The story of this past summer season is one unprecedented in our history. Firstly, there was record breaking rains over 8 weeks that caused Queensland to turn into an inland sea the size of Texas flooding one small town after another! Then it was Brisbane's turn when rain sodden earth couldn't handle a storm that dumped over a foot (30 cm) of rain in 2 hours into the Brisbane River catchment causing, quite literally, an inland tsunami, wiping out the town of Grantham. The ensuing flood will be recorded in history so our future generations will know the phenomenon that we experienced. This is so that they may also learn and understand the aftermath of those atrocities; the stories of loss and despair but also the many stories that characterise our strong Queensland spirit. A tough spirit which proves time and again, that when we get knocked down we get right back up again. However, the flooding events have left 35 people dead, and yet thankfully so many hundreds were saved by our heroic State Emergency personnel. We weep for those lives lost and sadly some of them were cut all too short.
And just as thousands of volunteers here in Brisbane, aptly called the MUD ARMY, were clearing away the smelly mud, the waterlogged possessions and taking stock of the damage, a severe (category 5) Katrina-sized tropical cyclone called Yasi bore down on a large part of our northern coast. It totally wrecked 8 communities with it's winds and torrential rains and delivered more misery and sorrow for us to absorb. And still after 2 months, it has left many of us in a state of mind called "disaster fatigue". This is because our Summer-of-Sorrow has a very human face, still characterised by powerful and haunting images. Those images, constantly played through the media, have been very public and confronting. Other images we have of flood waters inundating our friends and neighbours homes are very intimate and were extremely affecting. These are the moments that, while not captured on film, are indelibly etched into our minds.

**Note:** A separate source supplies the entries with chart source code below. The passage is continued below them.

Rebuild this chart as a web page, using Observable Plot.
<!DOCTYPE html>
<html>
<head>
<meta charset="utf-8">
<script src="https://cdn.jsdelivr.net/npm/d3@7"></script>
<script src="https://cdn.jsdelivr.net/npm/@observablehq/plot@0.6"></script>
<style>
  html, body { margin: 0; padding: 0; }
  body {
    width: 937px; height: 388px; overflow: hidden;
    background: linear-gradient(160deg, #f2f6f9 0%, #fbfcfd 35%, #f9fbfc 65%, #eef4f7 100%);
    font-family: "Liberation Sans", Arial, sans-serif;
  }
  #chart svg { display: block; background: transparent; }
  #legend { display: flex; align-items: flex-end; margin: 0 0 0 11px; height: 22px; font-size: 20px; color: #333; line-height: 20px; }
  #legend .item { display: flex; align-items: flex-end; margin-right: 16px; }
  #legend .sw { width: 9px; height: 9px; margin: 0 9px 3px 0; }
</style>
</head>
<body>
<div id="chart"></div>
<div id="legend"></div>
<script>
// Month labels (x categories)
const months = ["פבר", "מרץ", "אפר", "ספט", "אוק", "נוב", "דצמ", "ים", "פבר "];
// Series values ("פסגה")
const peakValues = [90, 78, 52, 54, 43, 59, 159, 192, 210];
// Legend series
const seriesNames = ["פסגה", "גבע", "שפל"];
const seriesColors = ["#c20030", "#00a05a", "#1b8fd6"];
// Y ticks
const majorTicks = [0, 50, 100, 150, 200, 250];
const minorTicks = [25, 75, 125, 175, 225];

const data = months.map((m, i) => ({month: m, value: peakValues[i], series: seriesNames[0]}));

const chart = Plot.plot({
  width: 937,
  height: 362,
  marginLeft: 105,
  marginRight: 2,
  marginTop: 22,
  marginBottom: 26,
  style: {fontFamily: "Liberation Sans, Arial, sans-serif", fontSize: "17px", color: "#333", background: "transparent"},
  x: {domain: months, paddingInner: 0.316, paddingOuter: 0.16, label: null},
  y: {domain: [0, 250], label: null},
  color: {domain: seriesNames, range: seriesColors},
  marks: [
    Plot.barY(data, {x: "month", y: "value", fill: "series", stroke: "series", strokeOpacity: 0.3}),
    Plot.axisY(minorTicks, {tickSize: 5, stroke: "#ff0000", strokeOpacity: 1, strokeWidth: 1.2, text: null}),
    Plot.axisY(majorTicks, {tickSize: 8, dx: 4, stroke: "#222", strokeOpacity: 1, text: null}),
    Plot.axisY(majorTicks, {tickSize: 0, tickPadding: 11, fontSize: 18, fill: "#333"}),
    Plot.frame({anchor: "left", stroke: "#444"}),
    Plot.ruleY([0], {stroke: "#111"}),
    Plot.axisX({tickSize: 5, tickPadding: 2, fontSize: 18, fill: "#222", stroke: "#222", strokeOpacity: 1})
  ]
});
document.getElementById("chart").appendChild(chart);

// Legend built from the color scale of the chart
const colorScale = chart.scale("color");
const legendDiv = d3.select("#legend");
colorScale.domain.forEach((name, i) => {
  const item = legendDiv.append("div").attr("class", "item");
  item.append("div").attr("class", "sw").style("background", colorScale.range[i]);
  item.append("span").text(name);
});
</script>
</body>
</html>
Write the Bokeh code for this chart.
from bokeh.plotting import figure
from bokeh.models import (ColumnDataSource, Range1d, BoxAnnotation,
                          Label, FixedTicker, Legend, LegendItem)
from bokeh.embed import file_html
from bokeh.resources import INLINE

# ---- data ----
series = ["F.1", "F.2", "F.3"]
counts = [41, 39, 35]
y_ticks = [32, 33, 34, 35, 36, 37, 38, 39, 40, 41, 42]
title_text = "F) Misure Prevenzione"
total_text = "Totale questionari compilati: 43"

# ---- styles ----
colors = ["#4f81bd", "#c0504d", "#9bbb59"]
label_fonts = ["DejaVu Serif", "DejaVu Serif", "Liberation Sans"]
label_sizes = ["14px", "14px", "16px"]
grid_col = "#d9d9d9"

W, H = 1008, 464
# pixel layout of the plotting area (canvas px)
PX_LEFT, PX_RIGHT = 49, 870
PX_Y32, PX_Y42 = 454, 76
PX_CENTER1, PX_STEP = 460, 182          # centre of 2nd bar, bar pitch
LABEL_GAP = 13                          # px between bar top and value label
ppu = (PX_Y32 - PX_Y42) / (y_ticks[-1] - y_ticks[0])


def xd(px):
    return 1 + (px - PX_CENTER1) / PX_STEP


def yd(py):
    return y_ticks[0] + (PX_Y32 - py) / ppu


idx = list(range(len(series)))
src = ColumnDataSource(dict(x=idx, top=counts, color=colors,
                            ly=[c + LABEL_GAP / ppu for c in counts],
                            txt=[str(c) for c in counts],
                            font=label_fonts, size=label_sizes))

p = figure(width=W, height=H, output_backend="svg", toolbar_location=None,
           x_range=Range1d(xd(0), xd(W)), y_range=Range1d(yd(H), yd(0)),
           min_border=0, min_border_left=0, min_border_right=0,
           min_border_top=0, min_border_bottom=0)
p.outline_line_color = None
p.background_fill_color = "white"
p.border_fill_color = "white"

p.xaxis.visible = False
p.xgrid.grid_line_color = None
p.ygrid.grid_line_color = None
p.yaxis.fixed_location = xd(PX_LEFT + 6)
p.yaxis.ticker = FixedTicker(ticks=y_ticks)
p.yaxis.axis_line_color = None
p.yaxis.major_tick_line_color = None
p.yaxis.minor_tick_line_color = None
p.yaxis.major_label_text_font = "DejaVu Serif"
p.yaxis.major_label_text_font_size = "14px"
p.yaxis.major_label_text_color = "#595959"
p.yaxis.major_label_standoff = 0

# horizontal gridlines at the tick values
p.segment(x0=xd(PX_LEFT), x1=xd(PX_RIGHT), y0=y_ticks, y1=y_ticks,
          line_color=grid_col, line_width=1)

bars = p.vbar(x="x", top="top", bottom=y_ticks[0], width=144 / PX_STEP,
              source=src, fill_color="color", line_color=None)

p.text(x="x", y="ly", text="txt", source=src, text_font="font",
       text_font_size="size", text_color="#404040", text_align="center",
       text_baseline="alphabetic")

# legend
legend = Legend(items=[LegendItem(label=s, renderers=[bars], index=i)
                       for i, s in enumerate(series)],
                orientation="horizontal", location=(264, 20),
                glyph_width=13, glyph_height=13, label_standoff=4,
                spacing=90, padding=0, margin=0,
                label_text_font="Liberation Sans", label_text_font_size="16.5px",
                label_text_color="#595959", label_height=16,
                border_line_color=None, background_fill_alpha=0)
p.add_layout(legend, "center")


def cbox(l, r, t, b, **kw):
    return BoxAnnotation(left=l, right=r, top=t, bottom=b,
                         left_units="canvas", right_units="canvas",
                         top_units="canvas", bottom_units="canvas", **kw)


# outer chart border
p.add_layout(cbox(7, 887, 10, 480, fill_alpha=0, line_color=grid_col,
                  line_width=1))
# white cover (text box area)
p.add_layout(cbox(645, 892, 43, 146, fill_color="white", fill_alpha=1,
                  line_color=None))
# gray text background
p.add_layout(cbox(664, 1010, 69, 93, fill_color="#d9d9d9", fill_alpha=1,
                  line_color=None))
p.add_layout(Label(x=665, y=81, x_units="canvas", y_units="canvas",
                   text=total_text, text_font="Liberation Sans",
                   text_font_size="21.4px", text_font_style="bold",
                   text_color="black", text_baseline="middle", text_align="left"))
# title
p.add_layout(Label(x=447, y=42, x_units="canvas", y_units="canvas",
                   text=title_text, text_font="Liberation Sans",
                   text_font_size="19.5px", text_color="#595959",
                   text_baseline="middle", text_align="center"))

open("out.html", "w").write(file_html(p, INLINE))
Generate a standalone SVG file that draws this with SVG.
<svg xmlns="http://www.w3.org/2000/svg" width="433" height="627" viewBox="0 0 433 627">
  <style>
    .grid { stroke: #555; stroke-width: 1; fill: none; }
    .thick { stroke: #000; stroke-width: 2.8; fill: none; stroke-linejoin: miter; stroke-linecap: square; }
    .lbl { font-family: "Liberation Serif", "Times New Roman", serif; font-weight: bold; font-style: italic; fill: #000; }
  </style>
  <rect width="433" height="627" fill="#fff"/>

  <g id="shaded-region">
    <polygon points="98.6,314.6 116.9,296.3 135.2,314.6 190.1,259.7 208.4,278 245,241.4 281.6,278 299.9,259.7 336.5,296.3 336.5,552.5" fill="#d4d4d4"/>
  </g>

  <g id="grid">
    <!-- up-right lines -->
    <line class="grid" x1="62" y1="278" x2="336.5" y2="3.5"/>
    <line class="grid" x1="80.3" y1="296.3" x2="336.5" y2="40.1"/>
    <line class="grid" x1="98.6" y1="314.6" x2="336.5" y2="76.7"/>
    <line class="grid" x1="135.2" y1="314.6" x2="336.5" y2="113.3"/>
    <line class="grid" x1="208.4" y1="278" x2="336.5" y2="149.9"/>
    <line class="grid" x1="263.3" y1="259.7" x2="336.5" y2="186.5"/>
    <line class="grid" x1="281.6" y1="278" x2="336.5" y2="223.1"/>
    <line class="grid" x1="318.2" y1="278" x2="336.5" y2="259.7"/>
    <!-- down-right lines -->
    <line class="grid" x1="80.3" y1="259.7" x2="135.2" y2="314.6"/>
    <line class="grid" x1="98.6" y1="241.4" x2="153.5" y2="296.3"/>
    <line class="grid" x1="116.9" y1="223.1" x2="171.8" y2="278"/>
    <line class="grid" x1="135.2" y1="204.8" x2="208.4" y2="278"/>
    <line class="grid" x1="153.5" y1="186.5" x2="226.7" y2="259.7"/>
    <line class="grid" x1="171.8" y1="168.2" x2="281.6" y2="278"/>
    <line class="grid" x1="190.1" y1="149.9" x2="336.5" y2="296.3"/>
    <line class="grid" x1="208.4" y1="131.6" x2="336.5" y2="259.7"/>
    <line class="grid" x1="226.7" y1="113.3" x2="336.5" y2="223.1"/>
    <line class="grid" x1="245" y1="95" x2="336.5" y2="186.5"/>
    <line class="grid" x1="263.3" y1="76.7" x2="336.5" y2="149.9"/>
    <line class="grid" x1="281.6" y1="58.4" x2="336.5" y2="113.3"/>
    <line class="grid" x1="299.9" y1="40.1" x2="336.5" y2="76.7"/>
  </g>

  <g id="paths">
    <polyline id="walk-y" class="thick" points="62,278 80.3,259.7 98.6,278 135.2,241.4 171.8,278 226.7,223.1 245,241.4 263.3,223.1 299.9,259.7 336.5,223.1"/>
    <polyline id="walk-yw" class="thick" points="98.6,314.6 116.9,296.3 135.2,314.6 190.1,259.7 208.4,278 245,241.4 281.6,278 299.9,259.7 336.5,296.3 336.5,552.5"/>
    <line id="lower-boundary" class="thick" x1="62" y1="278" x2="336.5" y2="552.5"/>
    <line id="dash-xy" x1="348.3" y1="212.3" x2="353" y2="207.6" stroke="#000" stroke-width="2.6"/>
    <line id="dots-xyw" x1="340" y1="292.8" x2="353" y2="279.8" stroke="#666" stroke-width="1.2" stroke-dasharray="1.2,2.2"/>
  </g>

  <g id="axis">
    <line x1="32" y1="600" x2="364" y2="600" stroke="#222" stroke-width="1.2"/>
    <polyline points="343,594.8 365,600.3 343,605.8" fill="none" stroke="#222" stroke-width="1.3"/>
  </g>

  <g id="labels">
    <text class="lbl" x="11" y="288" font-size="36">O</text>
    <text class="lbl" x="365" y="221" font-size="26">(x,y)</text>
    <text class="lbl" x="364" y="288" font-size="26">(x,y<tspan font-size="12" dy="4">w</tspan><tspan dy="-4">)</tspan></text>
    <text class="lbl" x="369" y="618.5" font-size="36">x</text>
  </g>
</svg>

The Way I See It....the momentous events we experienced have reminded us all of what's important in life. It was an emotional time and as we reflect on our duel tragedies, we will focus on rebuilding and restoring our lovely "garden city" and we will emerge stronger. Also we could not have survived these events of such an unprecedented magnitude without the support and goodwill of many from around the country and around the world. I offer you many thanks for your concerned words and gifts of support.
May those thousands of Queenslanders who have been affected by these tragedies find the strength and patience to travel the difficult road ahead, to heal and emerge stronger. And may those who have lost their lives over this sorrowful summer rest in peace.